As defectors from Syria’s military have formed the rebel Free Syria Army (FSA), and hold districts in Homs and elsewhere, the resistance to Assad’s regime has become militarised. However, whilst shelling of FSA strongholds has ensued, it is doubtful that this yet constitutes the “protracted armed conflict between governmental authorities and organized armed groups” that is the standard for applying Common Article 3 of the Geneva Conventions and the law of an non-international armed conflict. In other words, without a “war” there can be no “war crimes”. Hence, as The Economist reports, the Syrian authorities emphasise the “terrorist” attacks by its opponents. They do so not only to politically delegitimize opposition, but because international human rights law regulates “situations of internal disturbances and tensions”, not the laws of armed conflict. And as Judge Howard Morrison QC has said, it is “important to realise that [the ICC] is not a human rights institution.”

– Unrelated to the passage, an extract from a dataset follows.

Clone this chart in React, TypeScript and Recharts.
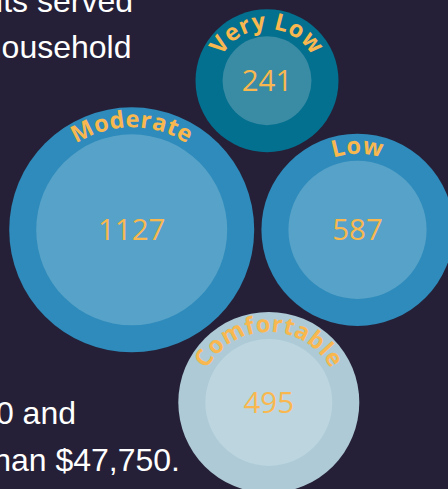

To collapse international human rights into the laws of armed conflict and atrocity crimes may be well-intentioned. But the blurring of applicable laws enables Syria to shirk its responsibilities in the ensuing confusion. It is also dangerous to imply that censure is sufficient to deflect the Assad regime from its policy of paramilitary suppression. But need the law be dormant until repressive rule is halted? In 1943, the authors of the Moscow Declaration – Roosevelt, Churchill and Stalin – did not think so. Far from certain victory against Hitler’s Axis, the Allied leaders condemned the “ruthless cruelties” and “monstrous crimes” of the occupying Nazis.
The Declaration is most often referred to for its foreshadowing of the Nuremberg International Military Tribunal: “German criminals whose offenses have no particular geographical localization… will be punished by joint decision of the government of the Allies.” But more important is that whilst the United Nations solemnly declares and warns that those responsible for “atrocities, massacres and executions” will be tried and punished before the courts of liberated Europe, the Declaration starkly threatens the law-abiding not to join the lawless. An unmistakably Churchillian admonition:
“Let those who have hitherto not imbrued their hands with innocent blood beware lest they join the ranks of the guilty, for most assuredly the three Allied powers will pursue them to the uttermost ends of the earth and will deliver them to their accusers in order that justice may be done.”

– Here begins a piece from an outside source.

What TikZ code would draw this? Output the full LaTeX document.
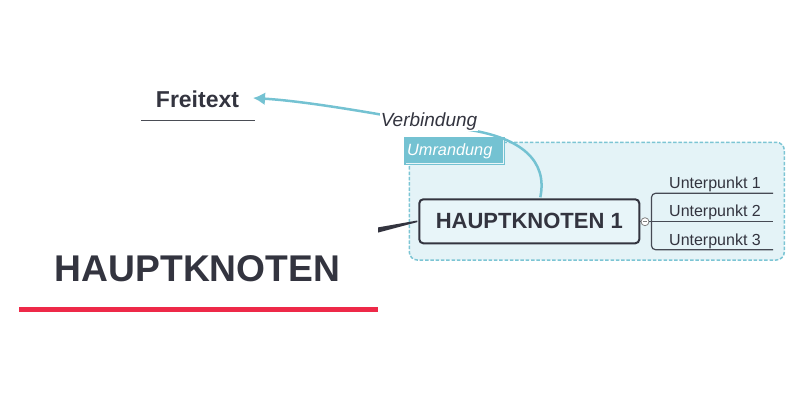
\documentclass[tikz,border=0pt]{standalone}
\usepackage{fontspec}
\setmainfont{Liberation Sans}
\usetikzlibrary{arrows.meta,calc}
\definecolor{ink}{RGB}{51,52,63}
\definecolor{hred}{RGB}{238,41,72}
\definecolor{tealc}{RGB}{116,194,210}
\definecolor{bfill}{RGB}{228,243,247}
\definecolor{bline}{RGB}{124,197,212}
\definecolor{boxfill}{RGB}{232,245,249}
\definecolor{linegray}{RGB}{70,74,84}
\begin{document}
\begin{tikzpicture}[x=1pt,y=-1pt,
  maintext/.style={font=\fontsize{37.2}{42}\selectfont\bfseries, text=ink, inner sep=0pt, anchor=base},
  freetext/.style={font=\fontsize{23}{26}\selectfont\bfseries, text=ink, inner sep=0pt, anchor=base},
  topicbox/.style={draw=ink, line width=2pt, rounded corners=4pt, fill=boxfill, minimum width=220pt, minimum height=44pt, inner sep=0pt, font=\fontsize{22}{24}\selectfont\bfseries, text=ink},
  subtext/.style={font=\fontsize{16}{18}\selectfont, text=ink, inner sep=0pt, anchor=base},
  umlabel/.style={fill=tealc, text=white, anchor=west, minimum height=28pt, text width=95pt, inner xsep=3pt, inner ysep=0pt, align=left, font=\fontsize{16.3}{18}\selectfont\itshape},
  vlabel/.style={fill=white, text=ink, inner sep=0.5pt, anchor=base, font=\fontsize{19}{21}\selectfont\itshape},
  boundary/.style={draw=bline, fill=bfill, line width=1.5pt, dash pattern=on 3.5pt off 1.8pt, rounded corners=8pt},
  relline/.style={draw=tealc, line width=2.5pt, -{Latex[length=12pt,width=13pt]}},
  branch/.style={draw=linegray, line width=1.2pt},
  collapse/.style={circle, draw=gray, fill=white, minimum size=8pt, inner sep=0pt, line width=0.8pt}
]
\useasboundingbox (0,0) rectangle (800,400);

% main topic
\node[maintext] (haupt) at (197.5,281.7) {HAUPTKNOTEN};
\coordinate (hl) at (19,309.5);
\coordinate (hr) at (378,309.5);
\draw[hred, line width=5.6pt] (hl) -- (hr);

% free text
\node[freetext] (frei) at (197.5,107.3) {Freitext};
\coordinate (fl) at (141,120.7);
\coordinate (fr) at (255,120.7);
\draw[draw={rgb,255:red,74;green,77;blue,85}, line width=1.3pt] (fl) -- (fr);

% boundary
\draw[boundary] (409.3,142.3) rectangle (784.3,260);
\node[umlabel] (uml) at (404,151.2) {Umrandung};
\draw[white, line width=0.8pt, opacity=0.85] ($(uml.north east)+(-2.5,2)$) -- ($(uml.south east)+(-2.5,-2)$) -- ($(uml.south west)+(2,-2)$);

% topic 1
\node[topicbox] (hk1) at (529.3,221.3) {HAUPTKNOTEN 1};
\coordinate (cstart) at (378,230);
\fill[ink] ($(cstart)+(0,-2.6)$) -- ($(hk1.west)+(-1,-0.8)$) -- ($(hk1.west)+(-1,0.8)$) -- ($(cstart)+(0,2.6)$) -- cycle;

% relationship
\coordinate (tip) at (253,98);
\draw[relline] ($(hk1.north)+(11,-1)$) .. controls (548,160) and (520,138) .. (470,130) .. controls (420,122) and (320,102) .. (tip);
\node[vlabel] (verb) at (429,126.7) {Verbindung};

% subtopics
\node[collapse] (col) at (645,221.7) {};
\draw[gray, line width=0.8pt] ($(col.center)+(-2,0)$) -- ($(col.center)+(2,0)$);
\node[subtext] (u1) at (715,188.3) {Unterpunkt 1};
\node[subtext] (u2) at (715,216.8) {Unterpunkt 2};
\node[subtext] (u3) at (715,245.1) {Unterpunkt 3};
\coordinate (e1) at (773,193.3);
\coordinate (e2) at (773,221.7);
\coordinate (e3) at (773,249.7);
\draw[branch] (hk1.east) -- (col.west);
\draw[branch] (col.east) -- (e2);
\draw[branch, rounded corners=4pt] (e1) -- (651.5,193.3) -- (651.5,249.7) -- (e3);
\end{tikzpicture}
\end{document}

International condemnation of internal Syrian repression is important. But so too is the policy of the protagonists themselves. No more so when international institutions are inactive. Whilst international criminal law applies even in the absence of reciprocity, should not recourse to law be a paramount policy distinction for those protesting repressive rule? There is no Russian veto for a Moscow-style Declaration by the Syrian opposition: respect for international human rights law and, in combat, the Geneva Conventions. And even, “most assuredly”, to join the International Criminal Court, and if needs be, deliver up the accused so that justice may be done.